This chart is from our MarketGauge product called Big View.
Coming into the FOMC, the sentiment for risk is neutral. A week ago sentiment was 100% bullish. A month ago, it was neutral leaning towards bearish. Amazingly, the sentiment and the persistent trading range in the S&P 500 are aligned.
SPX failed the 23-month moving average or 2-year business cycle, which, if it clears, signals a softer landing. Yet, it held the pivotal 3900 ahead of the Fed, signaling a no landing. And, by tomorrow, we will have to watch if SPY breaks below 3900, more of an indication of a hard landing. So a neutral sentiment while we wait is appropriate and speaks volumes about the smarter retail investor.
With so much speculation on "landings" for the economy, let's examine the definitions and implications.
A "no landing" means that the economy still grows even though the Federal Reserve tries to lower inflation by continuing to rase interest rates.
A "soft landing", or what many believe is the best scenario, would be if the Fed raises rates just enough to cool while the economy remains robust.
A "hard landing" infers that the only way the Fed can control inflation is by raising the rates enough so that the result is the economy going into a big recession.
It seems to us, that the word "stagflation" is more appropriate. Stagflation is a period when slow economic growth and joblessness coincide with rising inflation.
The argument against this scenario is that joblessness, even with all the job cuts by large companies, has yet to take hold in the jobs numbers -- at least for now. Also, GDP comes out this week. The expectations are for an annual rate expansion of 0.6% this quarter. That is up from previous calls for a 0.2% increase.
Clearly, the FED minutes shed no new light. The consensus is to watch the upside risks for inflation, keep raising if need be, and, of course, be mindful of going too far to cause recession.
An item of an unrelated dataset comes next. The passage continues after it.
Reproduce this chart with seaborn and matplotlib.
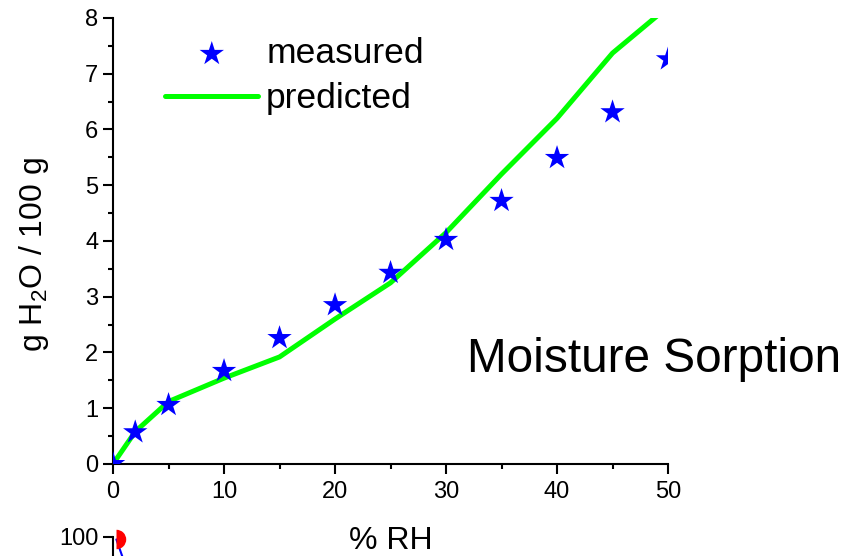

Looking at the weekly chart of Granny Retail XRT, it will be easier to gauge next steps.
For starters, this is 70% of the GDP. Consumers count. Secondly, XRT never cleared the 2-year cycle high or 23-month moving average. Thirdly, it is in a bullish phase on the daily and weekly charts.
Next, the Real Motion momentum indicator shows declining momentum and a bearish phase on the weekly charts. The daily charts show a retracement to momentum support. XRT is indeed marginally outperforming the SPY on the weekly timeframe and underperforming on the daily timeframe. Hence, a neutral bias, and a bit more patience needed to see if the consumer's confidence remains high or not.
From deflation to inflation to stagflation and beyond, our approach to 2023 is to consider each of those potential outcomes, weighing market expectations against the price.